■ **Your goal**: Strip the pictures and reproduce the rest of the listing exactly.

◆ ◆ ◆ ◆ ◆ ◆ ◆

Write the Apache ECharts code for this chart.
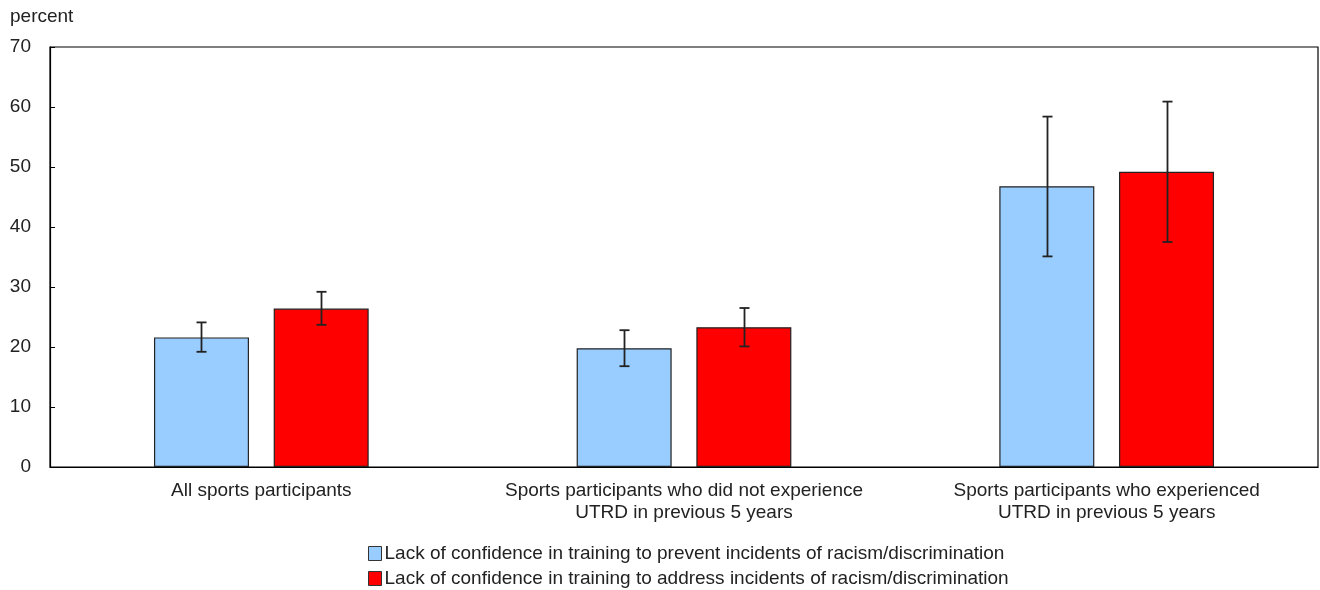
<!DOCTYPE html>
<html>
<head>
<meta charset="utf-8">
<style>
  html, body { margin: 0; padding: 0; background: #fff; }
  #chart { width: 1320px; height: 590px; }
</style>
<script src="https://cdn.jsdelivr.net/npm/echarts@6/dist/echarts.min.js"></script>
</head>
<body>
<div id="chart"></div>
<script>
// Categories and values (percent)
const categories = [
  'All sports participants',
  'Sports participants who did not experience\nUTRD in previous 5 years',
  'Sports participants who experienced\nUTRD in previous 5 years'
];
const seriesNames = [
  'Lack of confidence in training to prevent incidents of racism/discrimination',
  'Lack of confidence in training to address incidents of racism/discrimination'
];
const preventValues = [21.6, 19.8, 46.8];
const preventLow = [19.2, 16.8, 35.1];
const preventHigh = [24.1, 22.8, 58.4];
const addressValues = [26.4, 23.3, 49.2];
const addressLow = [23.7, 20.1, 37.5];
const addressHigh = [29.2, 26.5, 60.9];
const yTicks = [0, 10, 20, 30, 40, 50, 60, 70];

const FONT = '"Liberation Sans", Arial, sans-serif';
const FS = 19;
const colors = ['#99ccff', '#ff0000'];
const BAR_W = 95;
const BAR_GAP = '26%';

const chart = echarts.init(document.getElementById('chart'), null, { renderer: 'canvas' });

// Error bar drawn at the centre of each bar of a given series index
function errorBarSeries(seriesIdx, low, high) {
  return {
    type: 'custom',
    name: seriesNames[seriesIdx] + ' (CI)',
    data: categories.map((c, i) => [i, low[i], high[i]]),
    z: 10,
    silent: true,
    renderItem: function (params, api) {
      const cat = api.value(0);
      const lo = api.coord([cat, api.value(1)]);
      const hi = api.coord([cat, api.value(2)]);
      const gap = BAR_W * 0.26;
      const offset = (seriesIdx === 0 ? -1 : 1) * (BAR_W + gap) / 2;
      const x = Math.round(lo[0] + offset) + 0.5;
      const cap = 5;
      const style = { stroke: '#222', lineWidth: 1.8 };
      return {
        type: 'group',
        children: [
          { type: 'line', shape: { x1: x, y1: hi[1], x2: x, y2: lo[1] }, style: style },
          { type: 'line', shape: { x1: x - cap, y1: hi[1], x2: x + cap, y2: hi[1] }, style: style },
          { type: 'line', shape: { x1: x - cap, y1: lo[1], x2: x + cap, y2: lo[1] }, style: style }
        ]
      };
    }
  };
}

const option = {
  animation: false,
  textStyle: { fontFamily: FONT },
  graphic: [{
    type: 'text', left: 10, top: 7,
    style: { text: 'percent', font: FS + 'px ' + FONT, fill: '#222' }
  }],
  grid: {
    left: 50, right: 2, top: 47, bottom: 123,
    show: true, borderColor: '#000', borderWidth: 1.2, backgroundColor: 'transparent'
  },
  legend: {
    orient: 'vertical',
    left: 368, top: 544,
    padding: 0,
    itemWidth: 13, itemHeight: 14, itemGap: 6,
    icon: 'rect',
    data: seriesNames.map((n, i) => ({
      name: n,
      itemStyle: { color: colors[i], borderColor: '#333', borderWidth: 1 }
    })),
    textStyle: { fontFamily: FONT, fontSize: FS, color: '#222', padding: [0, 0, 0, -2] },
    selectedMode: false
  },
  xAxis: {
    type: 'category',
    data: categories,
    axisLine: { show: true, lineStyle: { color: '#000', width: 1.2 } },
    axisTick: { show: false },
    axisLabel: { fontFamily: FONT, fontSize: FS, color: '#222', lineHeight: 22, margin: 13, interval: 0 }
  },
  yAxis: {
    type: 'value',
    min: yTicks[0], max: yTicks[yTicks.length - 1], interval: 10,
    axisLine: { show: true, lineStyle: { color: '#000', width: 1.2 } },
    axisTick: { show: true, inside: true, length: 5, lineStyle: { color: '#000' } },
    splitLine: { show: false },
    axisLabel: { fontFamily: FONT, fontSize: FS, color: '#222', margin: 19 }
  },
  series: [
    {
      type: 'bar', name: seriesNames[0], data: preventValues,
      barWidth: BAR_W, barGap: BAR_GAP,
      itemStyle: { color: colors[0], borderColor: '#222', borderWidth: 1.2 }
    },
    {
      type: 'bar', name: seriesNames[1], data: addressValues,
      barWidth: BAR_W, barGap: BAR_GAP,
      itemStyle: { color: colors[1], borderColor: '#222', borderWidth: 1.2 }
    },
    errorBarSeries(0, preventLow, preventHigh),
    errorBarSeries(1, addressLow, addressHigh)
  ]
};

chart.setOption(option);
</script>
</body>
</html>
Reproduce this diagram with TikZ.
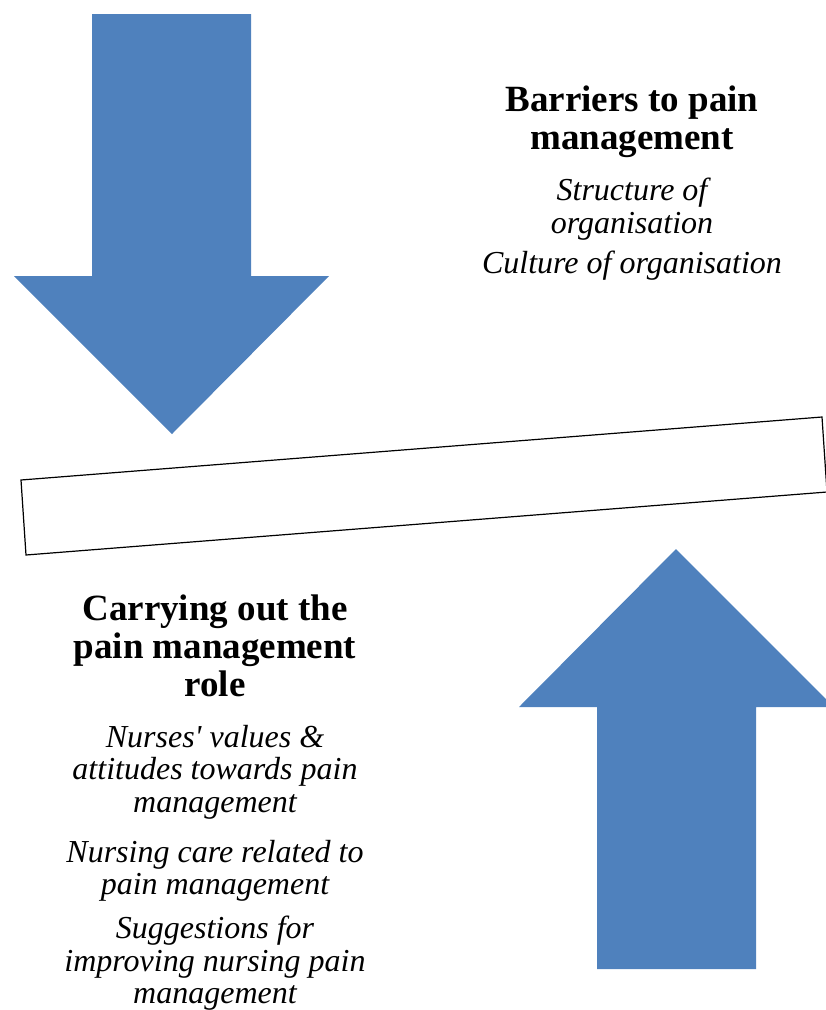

◆ ◆ ◆ ◆ ◆ ◆ ◆

■ **Task solution**:
Write the Apache ECharts code for this chart.
<!DOCTYPE html>
<html>
<head>
<meta charset="utf-8">
<style>
  html, body { margin: 0; padding: 0; background: #fff; }
  #chart { width: 1320px; height: 590px; }
</style>
<script src="https://cdn.jsdelivr.net/npm/echarts@6/dist/echarts.min.js"></script>
</head>
<body>
<div id="chart"></div>
<script>
// Categories and values (percent)
const categories = [
  'All sports participants',
  'Sports participants who did not experience\nUTRD in previous 5 years',
  'Sports participants who experienced\nUTRD in previous 5 years'
];
const seriesNames = [
  'Lack of confidence in training to prevent incidents of racism/discrimination',
  'Lack of confidence in training to address incidents of racism/discrimination'
];
const preventValues = [21.6, 19.8, 46.8];
const preventLow = [19.2, 16.8, 35.1];
const preventHigh = [24.1, 22.8, 58.4];
const addressValues = [26.4, 23.3, 49.2];
const addressLow = [23.7, 20.1, 37.5];
const addressHigh = [29.2, 26.5, 60.9];
const yTicks = [0, 10, 20, 30, 40, 50, 60, 70];

const FONT = '"Liberation Sans", Arial, sans-serif';
const FS = 19;
const colors = ['#99ccff', '#ff0000'];
const BAR_W = 95;
const BAR_GAP = '26%';

const chart = echarts.init(document.getElementById('chart'), null, { renderer: 'canvas' });

// Error bar drawn at the centre of each bar of a given series index
function errorBarSeries(seriesIdx, low, high) {
  return {
    type: 'custom',
    name: seriesNames[seriesIdx] + ' (CI)',
    data: categories.map((c, i) => [i, low[i], high[i]]),
    z: 10,
    silent: true,
    renderItem: function (params, api) {
      const cat = api.value(0);
      const lo = api.coord([cat, api.value(1)]);
      const hi = api.coord([cat, api.value(2)]);
      const gap = BAR_W * 0.26;
      const offset = (seriesIdx === 0 ? -1 : 1) * (BAR_W + gap) / 2;
      const x = Math.round(lo[0] + offset) + 0.5;
      const cap = 5;
      const style = { stroke: '#222', lineWidth: 1.8 };
      return {
        type: 'group',
        children: [
          { type: 'line', shape: { x1: x, y1: hi[1], x2: x, y2: lo[1] }, style: style },
          { type: 'line', shape: { x1: x - cap, y1: hi[1], x2: x + cap, y2: hi[1] }, style: style },
          { type: 'line', shape: { x1: x - cap, y1: lo[1], x2: x + cap, y2: lo[1] }, style: style }
        ]
      };
    }
  };
}

const option = {
  animation: false,
  textStyle: { fontFamily: FONT },
  graphic: [{
    type: 'text', left: 10, top: 7,
    style: { text: 'percent', font: FS + 'px ' + FONT, fill: '#222' }
  }],
  grid: {
    left: 50, right: 2, top: 47, bottom: 123,
    show: true, borderColor: '#000', borderWidth: 1.2, backgroundColor: 'transparent'
  },
  legend: {
    orient: 'vertical',
    left: 368, top: 544,
    padding: 0,
    itemWidth: 13, itemHeight: 14, itemGap: 6,
    icon: 'rect',
    data: seriesNames.map((n, i) => ({
      name: n,
      itemStyle: { color: colors[i], borderColor: '#333', borderWidth: 1 }
    })),
    textStyle: { fontFamily: FONT, fontSize: FS, color: '#222', padding: [0, 0, 0, -2] },
    selectedMode: false
  },
  xAxis: {
    type: 'category',
    data: categories,
    axisLine: { show: true, lineStyle: { color: '#000', width: 1.2 } },
    axisTick: { show: false },
    axisLabel: { fontFamily: FONT, fontSize: FS, color: '#222', lineHeight: 22, margin: 13, interval: 0 }
  },
  yAxis: {
    type: 'value',
    min: yTicks[0], max: yTicks[yTicks.length - 1], interval: 10,
    axisLine: { show: true, lineStyle: { color: '#000', width: 1.2 } },
    axisTick: { show: true, inside: true, length: 5, lineStyle: { color: '#000' } },
    splitLine: { show: false },
    axisLabel: { fontFamily: FONT, fontSize: FS, color: '#222', margin: 19 }
  },
  series: [
    {
      type: 'bar', name: seriesNames[0], data: preventValues,
      barWidth: BAR_W, barGap: BAR_GAP,
      itemStyle: { color: colors[0], borderColor: '#222', borderWidth: 1.2 }
    },
    {
      type: 'bar', name: seriesNames[1], data: addressValues,
      barWidth: BAR_W, barGap: BAR_GAP,
      itemStyle: { color: colors[1], borderColor: '#222', borderWidth: 1.2 }
    },
    errorBarSeries(0, preventLow, preventHigh),
    errorBarSeries(1, addressLow, addressHigh)
  ]
};

chart.setOption(option);
</script>
</body>
</html>
Reproduce this diagram with TikZ.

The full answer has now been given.